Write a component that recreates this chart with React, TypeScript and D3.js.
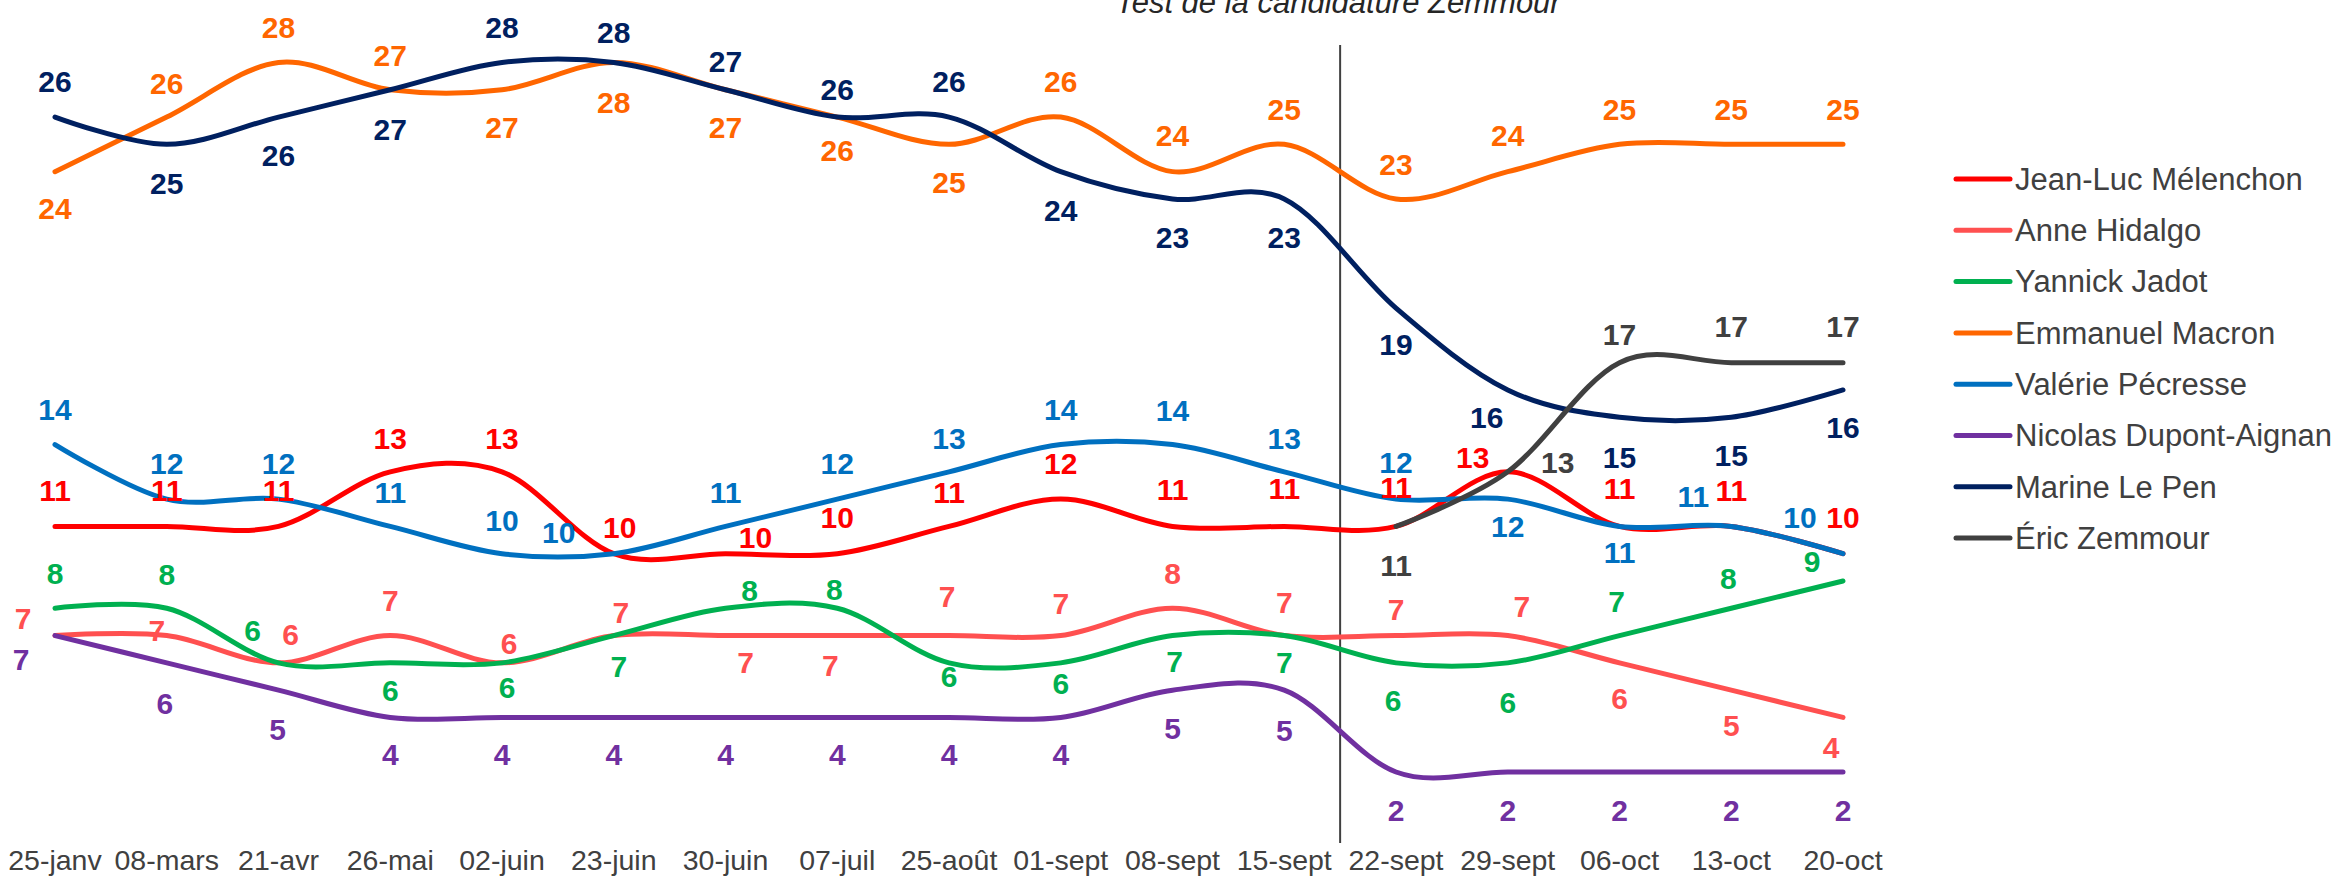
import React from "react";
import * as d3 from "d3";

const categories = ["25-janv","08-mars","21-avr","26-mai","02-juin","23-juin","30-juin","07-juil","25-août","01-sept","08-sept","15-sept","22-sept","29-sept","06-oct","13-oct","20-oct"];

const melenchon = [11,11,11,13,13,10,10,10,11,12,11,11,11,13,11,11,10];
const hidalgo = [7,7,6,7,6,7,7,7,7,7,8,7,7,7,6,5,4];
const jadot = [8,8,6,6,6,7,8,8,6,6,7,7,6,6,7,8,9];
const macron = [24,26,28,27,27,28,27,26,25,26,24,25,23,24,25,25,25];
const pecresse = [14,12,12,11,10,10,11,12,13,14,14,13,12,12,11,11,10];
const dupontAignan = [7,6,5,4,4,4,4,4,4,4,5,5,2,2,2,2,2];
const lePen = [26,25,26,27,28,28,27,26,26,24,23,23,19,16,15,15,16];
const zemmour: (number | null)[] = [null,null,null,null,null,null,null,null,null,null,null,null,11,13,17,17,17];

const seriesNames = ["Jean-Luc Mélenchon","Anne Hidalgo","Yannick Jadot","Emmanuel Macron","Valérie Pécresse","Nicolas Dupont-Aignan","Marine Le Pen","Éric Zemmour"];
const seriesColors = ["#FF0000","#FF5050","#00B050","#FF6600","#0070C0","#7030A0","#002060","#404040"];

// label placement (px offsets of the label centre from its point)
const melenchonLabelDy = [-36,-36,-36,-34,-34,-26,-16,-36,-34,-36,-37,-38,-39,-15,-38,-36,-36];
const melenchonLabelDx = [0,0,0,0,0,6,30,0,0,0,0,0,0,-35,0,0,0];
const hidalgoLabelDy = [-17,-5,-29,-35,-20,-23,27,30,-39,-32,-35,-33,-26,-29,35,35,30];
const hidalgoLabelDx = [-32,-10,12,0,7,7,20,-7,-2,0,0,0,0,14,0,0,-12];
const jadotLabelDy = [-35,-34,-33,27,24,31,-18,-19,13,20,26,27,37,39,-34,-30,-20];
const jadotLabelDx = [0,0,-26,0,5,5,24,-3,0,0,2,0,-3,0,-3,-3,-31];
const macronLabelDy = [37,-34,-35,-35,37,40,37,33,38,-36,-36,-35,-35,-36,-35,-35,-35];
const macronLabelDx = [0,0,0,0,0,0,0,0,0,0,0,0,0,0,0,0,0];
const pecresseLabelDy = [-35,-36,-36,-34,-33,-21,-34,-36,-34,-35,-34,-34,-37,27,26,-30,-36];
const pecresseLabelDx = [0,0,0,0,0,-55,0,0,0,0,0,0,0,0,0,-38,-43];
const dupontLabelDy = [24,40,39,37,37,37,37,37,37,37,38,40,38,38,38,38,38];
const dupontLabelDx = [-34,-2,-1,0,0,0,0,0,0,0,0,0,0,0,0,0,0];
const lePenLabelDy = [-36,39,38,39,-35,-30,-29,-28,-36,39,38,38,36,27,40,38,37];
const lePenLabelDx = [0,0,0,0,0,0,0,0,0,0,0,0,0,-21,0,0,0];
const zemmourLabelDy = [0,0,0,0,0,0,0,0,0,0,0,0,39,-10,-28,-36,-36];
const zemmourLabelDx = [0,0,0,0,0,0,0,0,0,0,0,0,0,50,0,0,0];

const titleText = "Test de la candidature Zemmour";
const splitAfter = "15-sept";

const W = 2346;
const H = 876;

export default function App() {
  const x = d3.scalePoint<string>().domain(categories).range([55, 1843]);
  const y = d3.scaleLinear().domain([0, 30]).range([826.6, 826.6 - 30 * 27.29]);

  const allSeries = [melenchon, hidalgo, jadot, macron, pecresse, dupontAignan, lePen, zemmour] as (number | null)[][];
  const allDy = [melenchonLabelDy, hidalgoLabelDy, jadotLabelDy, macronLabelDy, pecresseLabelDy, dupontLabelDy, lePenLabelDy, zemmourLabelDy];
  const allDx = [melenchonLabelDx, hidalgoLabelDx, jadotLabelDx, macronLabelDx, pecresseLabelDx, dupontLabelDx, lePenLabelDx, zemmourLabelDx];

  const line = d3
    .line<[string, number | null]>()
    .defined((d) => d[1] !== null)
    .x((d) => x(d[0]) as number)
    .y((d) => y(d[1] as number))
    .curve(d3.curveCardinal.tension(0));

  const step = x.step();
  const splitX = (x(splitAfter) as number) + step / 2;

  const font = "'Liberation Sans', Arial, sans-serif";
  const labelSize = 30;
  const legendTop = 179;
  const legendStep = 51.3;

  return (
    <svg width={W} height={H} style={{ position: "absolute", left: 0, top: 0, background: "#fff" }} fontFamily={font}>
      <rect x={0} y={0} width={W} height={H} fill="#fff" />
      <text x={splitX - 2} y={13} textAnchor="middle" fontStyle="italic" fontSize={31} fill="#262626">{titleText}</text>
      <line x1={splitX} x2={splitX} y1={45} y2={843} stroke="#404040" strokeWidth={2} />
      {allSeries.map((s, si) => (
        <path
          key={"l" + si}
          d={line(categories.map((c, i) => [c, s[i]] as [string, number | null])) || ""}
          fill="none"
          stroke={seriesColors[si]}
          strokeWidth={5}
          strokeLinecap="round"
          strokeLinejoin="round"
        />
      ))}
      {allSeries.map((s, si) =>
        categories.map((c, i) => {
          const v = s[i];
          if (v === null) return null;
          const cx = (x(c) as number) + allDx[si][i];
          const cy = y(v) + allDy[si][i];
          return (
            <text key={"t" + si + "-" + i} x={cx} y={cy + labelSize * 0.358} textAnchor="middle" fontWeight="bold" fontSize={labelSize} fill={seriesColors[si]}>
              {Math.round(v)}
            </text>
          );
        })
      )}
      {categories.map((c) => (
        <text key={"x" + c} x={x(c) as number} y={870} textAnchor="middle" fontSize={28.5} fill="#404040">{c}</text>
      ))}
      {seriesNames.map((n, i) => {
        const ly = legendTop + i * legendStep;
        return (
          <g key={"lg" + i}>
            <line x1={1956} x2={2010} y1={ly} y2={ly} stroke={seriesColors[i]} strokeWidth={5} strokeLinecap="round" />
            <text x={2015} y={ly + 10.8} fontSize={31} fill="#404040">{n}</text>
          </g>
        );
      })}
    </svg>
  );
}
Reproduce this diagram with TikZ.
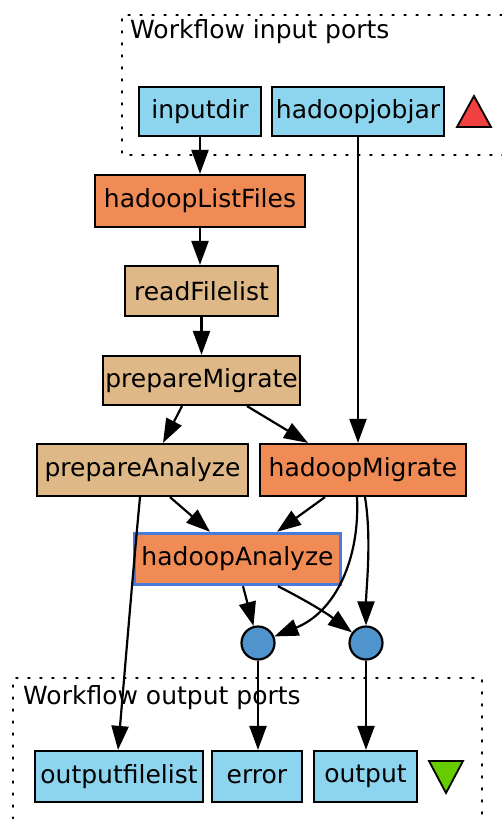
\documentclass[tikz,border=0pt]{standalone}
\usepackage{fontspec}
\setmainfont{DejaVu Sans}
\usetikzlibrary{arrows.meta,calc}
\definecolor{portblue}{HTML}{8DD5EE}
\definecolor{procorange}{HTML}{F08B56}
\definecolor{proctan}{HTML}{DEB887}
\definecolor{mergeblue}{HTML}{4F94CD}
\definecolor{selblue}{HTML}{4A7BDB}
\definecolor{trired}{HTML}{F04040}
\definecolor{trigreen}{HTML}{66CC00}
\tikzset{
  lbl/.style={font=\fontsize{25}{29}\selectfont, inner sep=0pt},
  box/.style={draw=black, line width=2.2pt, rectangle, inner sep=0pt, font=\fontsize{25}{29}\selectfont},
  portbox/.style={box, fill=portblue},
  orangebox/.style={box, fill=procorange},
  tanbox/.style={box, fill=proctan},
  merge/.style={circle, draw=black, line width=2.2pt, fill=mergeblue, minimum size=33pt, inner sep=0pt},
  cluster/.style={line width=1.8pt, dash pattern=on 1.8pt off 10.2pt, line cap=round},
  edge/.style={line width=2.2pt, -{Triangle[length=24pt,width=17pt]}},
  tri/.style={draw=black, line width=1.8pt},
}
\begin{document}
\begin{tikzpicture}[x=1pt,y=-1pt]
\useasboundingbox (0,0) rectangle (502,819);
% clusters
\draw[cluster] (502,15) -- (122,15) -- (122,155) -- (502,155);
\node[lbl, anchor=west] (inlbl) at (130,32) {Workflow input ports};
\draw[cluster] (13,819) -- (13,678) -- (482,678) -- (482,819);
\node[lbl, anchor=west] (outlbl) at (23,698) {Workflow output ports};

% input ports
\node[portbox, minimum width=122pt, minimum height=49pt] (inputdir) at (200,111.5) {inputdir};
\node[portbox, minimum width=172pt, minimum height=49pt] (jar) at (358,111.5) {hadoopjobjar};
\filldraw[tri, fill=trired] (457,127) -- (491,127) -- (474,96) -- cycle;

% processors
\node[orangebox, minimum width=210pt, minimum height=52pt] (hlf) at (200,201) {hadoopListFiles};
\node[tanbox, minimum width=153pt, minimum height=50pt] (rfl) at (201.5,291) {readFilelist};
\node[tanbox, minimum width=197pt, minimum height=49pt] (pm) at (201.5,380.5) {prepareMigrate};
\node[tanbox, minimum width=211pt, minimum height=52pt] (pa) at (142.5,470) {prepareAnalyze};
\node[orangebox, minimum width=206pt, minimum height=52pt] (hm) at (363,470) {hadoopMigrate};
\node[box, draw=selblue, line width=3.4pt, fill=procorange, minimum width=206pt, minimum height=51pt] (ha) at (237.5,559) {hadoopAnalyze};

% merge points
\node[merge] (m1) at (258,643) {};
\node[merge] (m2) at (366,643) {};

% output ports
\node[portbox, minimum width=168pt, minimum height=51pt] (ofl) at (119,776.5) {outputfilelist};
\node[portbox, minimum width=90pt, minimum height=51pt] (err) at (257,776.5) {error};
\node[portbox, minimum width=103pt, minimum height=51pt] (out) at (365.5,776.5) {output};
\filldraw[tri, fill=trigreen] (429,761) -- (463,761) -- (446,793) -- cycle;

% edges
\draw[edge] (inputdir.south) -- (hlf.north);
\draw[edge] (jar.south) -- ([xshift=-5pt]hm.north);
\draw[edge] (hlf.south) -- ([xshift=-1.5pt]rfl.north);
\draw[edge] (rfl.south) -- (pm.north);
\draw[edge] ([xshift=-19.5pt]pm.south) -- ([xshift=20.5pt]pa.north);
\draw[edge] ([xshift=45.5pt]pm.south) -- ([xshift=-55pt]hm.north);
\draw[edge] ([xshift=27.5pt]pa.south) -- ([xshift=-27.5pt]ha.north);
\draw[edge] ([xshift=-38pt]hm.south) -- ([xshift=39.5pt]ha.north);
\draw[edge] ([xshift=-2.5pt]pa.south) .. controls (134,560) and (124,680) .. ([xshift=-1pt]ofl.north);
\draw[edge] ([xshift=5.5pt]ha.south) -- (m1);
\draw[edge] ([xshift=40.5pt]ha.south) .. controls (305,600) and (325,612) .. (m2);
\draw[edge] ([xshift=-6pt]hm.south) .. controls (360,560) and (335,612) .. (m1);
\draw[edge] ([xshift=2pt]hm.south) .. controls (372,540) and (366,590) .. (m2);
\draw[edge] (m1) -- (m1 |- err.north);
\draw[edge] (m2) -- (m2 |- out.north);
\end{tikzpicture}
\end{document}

» **Work to be completed**
Report back each line of the entries that holds the string "with".

» **Reply**
Write a component that recreates this chart with React, TypeScript and D3.js.
Reproduce this diagram with TikZ.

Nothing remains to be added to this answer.